NASHVILLE, Tenn. (WKRN) – A public health expert at one of Tennessee’s historically black colleges and universities is working to encourage people to get the COVID-19 vaccine as cases of the delta variant are multiplying across the country.

According to the Tennessee Health Department, 30.8% of the Black population have received at least one dose of the vaccine. Statewide, 46.4% of all Tennesseans fall into that category.

Many people expressed concern over the safety of the vaccine, but Tennessee State University Interim Public Health Program Director Dr. Wendelyn Inman said it’s not surprising.

“In looking at the history of public health, every time we get a new way to treat something – prevention is our middle name, a new technique of prevention or a source of prevention, we do have resistance,” Dr. Inman said. “The second reason is my great uncle Gus was in the Tuskegee study. So prevalent throughout my community, especially my family, is hesitancy to participate in anything that is novel, because we are concerned that we’re targeted specifically for negative outcomes.”

According to the Centers for Disease Control and Prevention, the USPHS Syphilis Study at Tuskegee in 1932 initially involved 600 Black men – 399 with syphilis, 201 who did not have the disease. The men’s informed consent was not collected, and it’s one of the reasons for the distrust within the Black community. The CDC reports 25% of total U.S. vaccinations went to people who are Black.

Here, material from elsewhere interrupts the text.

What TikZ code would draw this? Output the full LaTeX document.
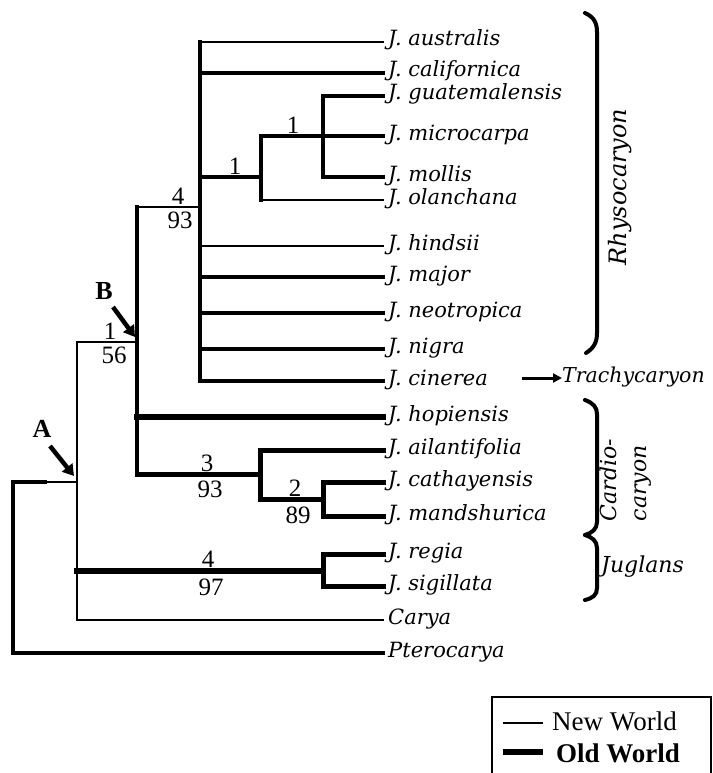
\documentclass[tikz,border=0pt]{standalone}
\usepackage{fontspec}
\setmainfont{Liberation Serif}
\newfontfamily\spfont{DejaVu Serif}
\usetikzlibrary{arrows.meta}

\tikzset{
  edge/.style={line cap=rect, line join=miter},
  nw/.style={edge, line width=2pt},      % New World branch
  ow/.style={edge, line width=3.5pt},    % Old World branch
  owb/.style={edge, line width=5pt},
  owx/.style={edge, line width=6.5pt},
  leaf/.style={font=\spfont\itshape\fontsize{21}{24}\selectfont, inner sep=0pt, anchor=base west},
  num/.style={font=\fontsize{25}{25}\selectfont, inner sep=0pt},
  clade/.style={font=\spfont\itshape\fontsize{22}{30}\selectfont, inner sep=0pt},
  tag/.style={font=\bfseries\fontsize{26}{26}\selectfont, inner sep=0pt},
  pointer/.style={line width=4.5pt, -{Triangle[length=11pt,width=13pt]}},
  brace/.style={line width=4pt, line cap=round},
  legendtxt/.style={font=\fontsize{27}{27}\selectfont, inner sep=0pt, anchor=base west},
}

\begin{document}
\begin{tikzpicture}[x=1pt, y=-1pt]
\useasboundingbox (0,0) rectangle (712,773);

% ---- tip coordinates (end of each terminal branch)
\coordinate (lAus) at (383,42);
\coordinate (lCal) at (383,73);
\coordinate (lGua) at (383,96);
\coordinate (lMic) at (383,136);
\coordinate (lMol) at (383,177);
\coordinate (lOla) at (383,200);
\coordinate (lHin) at (383,246);
\coordinate (lMaj) at (383,277);
\coordinate (lNeo) at (383,313);
\coordinate (lNig) at (383,349);
\coordinate (lCin) at (383,381);
\coordinate (lHop) at (383,417);
\coordinate (lAil) at (383,450);
\coordinate (lCat) at (383,482);
\coordinate (lMan) at (383,516);
\coordinate (lReg) at (383,554);
\coordinate (lSig) at (383,586);
\coordinate (lCar) at (383,620);
\coordinate (lPte) at (383,653);

% ---- internal nodes (x of the vertical bar, y where the stem joins)
\coordinate (root) at (13,482);
\coordinate (nA) at (77,482);
\coordinate (nB) at (137,342);
\coordinate (nR) at (200,207);
\coordinate (n1) at (261,177);
\coordinate (n2) at (323,136);
\coordinate (nC) at (260,474);
\coordinate (nD) at (323,499);
\coordinate (nJ) at (323,571);

% ---- root
\draw[nw] (root) -- (nA);
\draw[ow] (root) -- ++(32,0);
\draw[ow, line width=4pt] (root) |- (lPte);

% ---- node A
\draw[nw] (nA |- nB) |- (lCar);
\draw[nw] (nA |- nB) -- (nB);
\draw[owb, line width=6pt] (nA |- nJ) -- (nJ);

% ---- Juglans clade
\draw[owb] (nJ |- lReg) -- (nJ |- lSig);
\draw[owb] (nJ |- lReg) -- (lReg);
\draw[owb] (nJ |- lSig) -- (lSig);

% ---- node B
\draw[edge, line width=4pt] (nB |- nR) -- (nB |- nC);
\draw[nw] (nB |- nR) -- (nR);
\draw[owx] (nB |- lHop) -- (lHop);
\draw[owb] (nB |- nC) -- (nC);

% ---- Cardiocaryon clade
\draw[owb] (nC |- lAil) -- (nC |- nD);
\draw[owb] (nC |- lAil) -- (lAil);
\draw[owb] (nC |- nD) -- (nD);
\draw[owb] (nD |- lCat) -- (nD |- lMan);
\draw[owb] (nD |- lCat) -- (lCat);
\draw[owb] (nD |- lMan) -- (lMan);

% ---- Rhysocaryon clade
\draw[ow] (nR |- lAus) -- (nR |- lCin);
\draw[nw] (nR |- lAus) -- (lAus);
\draw[ow] (nR |- lCal) -- (lCal);
\draw[ow] (nR |- n1) -- (n1);
\draw[nw] (nR |- lHin) -- (lHin);
\draw[ow] (nR |- lMaj) -- (lMaj);
\draw[ow] (nR |- lNeo) -- (lNeo);
\draw[ow] (nR |- lNig) -- (lNig);
\draw[ow] (nR |- lCin) -- (lCin);
\draw[ow] (n1 |- lMic) -- (n1 |- lOla);
\draw[ow] (n1 |- lMic) -- (n2);
\draw[nw] (n1 |- lOla) -- (lOla);
\draw[ow] (n2 |- lGua) -- (n2 |- lMol);
\draw[ow] (n2 |- lGua) -- (lGua);
\draw[ow] (n2) -- (lMic);
\draw[ow] (n2 |- lMol) -- (lMol);

% ---- tip labels
\node[leaf] (tAus) at ([xshift=5pt,yshift=-4pt]lAus) {J. australis};
\node[leaf] (tCal) at ([xshift=5pt,yshift=-4pt]lCal) {J. californica};
\node[leaf] (tGua) at ([xshift=5pt,yshift=-4pt]lGua) {J. guatemalensis};
\node[leaf] (tMic) at ([xshift=5pt,yshift=-4pt]lMic) {J. microcarpa};
\node[leaf] (tMol) at ([xshift=5pt,yshift=-4pt]lMol) {J. mollis};
\node[leaf] (tOla) at ([xshift=5pt,yshift=-4pt]lOla) {J. olanchana};
\node[leaf] (tHin) at ([xshift=5pt,yshift=-4pt]lHin) {J. hindsii};
\node[leaf] (tMaj) at ([xshift=5pt,yshift=-4pt]lMaj) {J. major};
\node[leaf] (tNeo) at ([xshift=5pt,yshift=-4pt]lNeo) {J. neotropica};
\node[leaf] (tNig) at ([xshift=5pt,yshift=-4pt]lNig) {J. nigra};
\node[leaf] (tCin) at ([xshift=5pt,yshift=-4pt]lCin) {J. cinerea};
\node[leaf] (tHop) at ([xshift=5pt,yshift=-4pt]lHop) {J. hopiensis};
\node[leaf] (tAil) at ([xshift=5pt,yshift=-4pt]lAil) {J. ailantifolia};
\node[leaf] (tCat) at ([xshift=5pt,yshift=-4pt]lCat) {J. cathayensis};
\node[leaf] (tMan) at ([xshift=5pt,yshift=-4pt]lMan) {J. mandshurica};
\node[leaf] (tReg) at ([xshift=5pt,yshift=-4pt]lReg) {J. regia};
\node[leaf] (tSig) at ([xshift=5pt,yshift=-4pt]lSig) {J. sigillata};
\node[leaf] (tCar) at ([xshift=5pt,yshift=-4pt]lCar) {Carya};
\node[leaf] (tPte) at ([xshift=5pt,yshift=-4pt]lPte) {Pterocarya};

% ---- branch support values
\node[num, anchor=south] (s1a) at (235,175) {1};
\node[num, anchor=south] (s1b) at (293,134) {1};
\node[num, anchor=south] (s4a) at (178,205) {4};
\node[num, anchor=north] (s93a) at (180,212) {93};
\node[num, anchor=south] (s1c) at (110,340) {1};
\node[num, anchor=north] (s56) at (114,347) {56};
\node[num, anchor=south] (s3) at (207,472) {3};
\node[num, anchor=north] (s93b) at (210,481) {93};
\node[num, anchor=south] (s2) at (295,497) {2};
\node[num, anchor=north] (s89) at (298,507) {89};
\node[num, anchor=south] (s4b) at (208,568) {4};
\node[num, anchor=north] (s97) at (211,579) {97};

% ---- pointers A and B
\node[tag] (tagA) at (42,429) {A};
\node[tag] (tagB) at (104,291) {B};
\coordinate (pA0) at (50,446);
\coordinate (pA1) at (74,476);
\coordinate (pB0) at (113,307);
\coordinate (pB1) at (135,337);
\draw[pointer] (pA0) -- (pA1);
\draw[pointer] (pB0) -- (pB1);

% ---- section brackets
\draw[brace] (585,13) .. controls (594,17) and (597,23) .. (597,32)
  -- (597,333) .. controls (597,342) and (594,348) .. (586,353);
\draw[brace] (585,400) .. controls (593,403) and (597,407) .. (597,414)
  -- (597,522) .. controls (597,529) and (592,533) .. (585,535);
\draw[brace] (585,535) .. controls (592,537) and (597,541) .. (597,548)
  -- (597,588) .. controls (597,595) and (593,598) .. (585,600);

\node[clade, rotate=90, font=\spfont\itshape\fontsize{24}{30}\selectfont] (cRhy) at (620,187) {Rhysocaryon};
\node[clade, rotate=90, align=left] (cCar) at (626,480) {Cardio-\\caryon};
\node[clade, anchor=base west] (cJug) at (601,572) {Juglans};

% ---- Trachycaryon pointer
\node[clade, anchor=base west, font=\spfont\itshape\fontsize{20.5}{30}\selectfont] (cTra) at (562,382) {Trachycaryon};
\coordinate (trS) at (522,378);
\draw[line width=3pt, -{Triangle[length=9pt,width=9pt]}] (trS) -- (trS -| cTra.west);

% ---- legend
\draw[line width=2.5pt] (492,800) -- (492,697) -- (711,697) -- (711,800);
\draw[line width=2pt] (503,723) -- (543,723);
\draw[line width=6pt] (503,752) -- (543,752);
\node[legendtxt] (lgNew) at (552,730) {New World};
\node[legendtxt, font=\bfseries\fontsize{27}{27}\selectfont] (lgOld) at (556,762) {Old World};
\end{tikzpicture}
\end{document}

“I would like to see everyone immunized because every time we get immunized, we are contributing to saving someone else’s life,” Dr. Inman said. “It’s not just our own protection, we’re protecting others.”

Despite her own family’s history she encourages people to get the COVID-19 vaccine, saying those on the fence should ask their healthcare provider or other vaccine recipients about what to expect.

“Our public health program now has a bachelor’s degree, we have graduate and undergraduate students. And our students serve as advocates for their communities, for their homes, for their dormitories for their churches for where they work, and where they play,” she said. “And they get questioned all the time and we do have students who don’t want to get immunized and their classmates are probably the biggest advocates.”

She said the delta variant has been especially concerning for those who are unvaccinated.

“Our lives are at stake, the lives of people we love, the lives of individuals who haven’t been immunized. The variant is more transmissible. You can get sicker, be in the hospital, be in the hospital longer, have after-effects longer, and also have a higher percentage of dying,” said Dr. Inman. “You have a higher percentage of hospitalization. ICU costs are extreme: $100,000 plus, you also have the chance of giving your money to the undertaker. ICUs are filling up and the undertaker is making a lot of money on folks that are dying.”

She also has a message for people who attended public schools and had to be immunized in previous years.

“I would like to remind them that when you went to public school, you were fully immunized and those immunizations are still keeping you alive today,” she said. “You’re not dead from your measles, mumps, and rubella. You’re not dead from your polio vaccine. We eliminated smallpox so you know your children don’t even have to take a smallpox immunization. Immunization works. But if you’ve made that choice, you better be darn sure that what you’ve chosen works, because we are very sure that immunization works.”

She looks to history when educating people about the new vaccine.

“We’ve learned from our history in the Tuskegee study. We’ve learned from our history in studying cancer. We’ve learned from our history in smallpox,” she said. “People drive cars wherein the old days, folks used to picket and say ‘get that horseless carriage off the street’. People wouldn’t buckle up until highway patrol officers all over the country were telling us ‘we don’t pull dead bodies out of cars that are buckled people are buckled up’. We have information and proof that what we are recommending works.”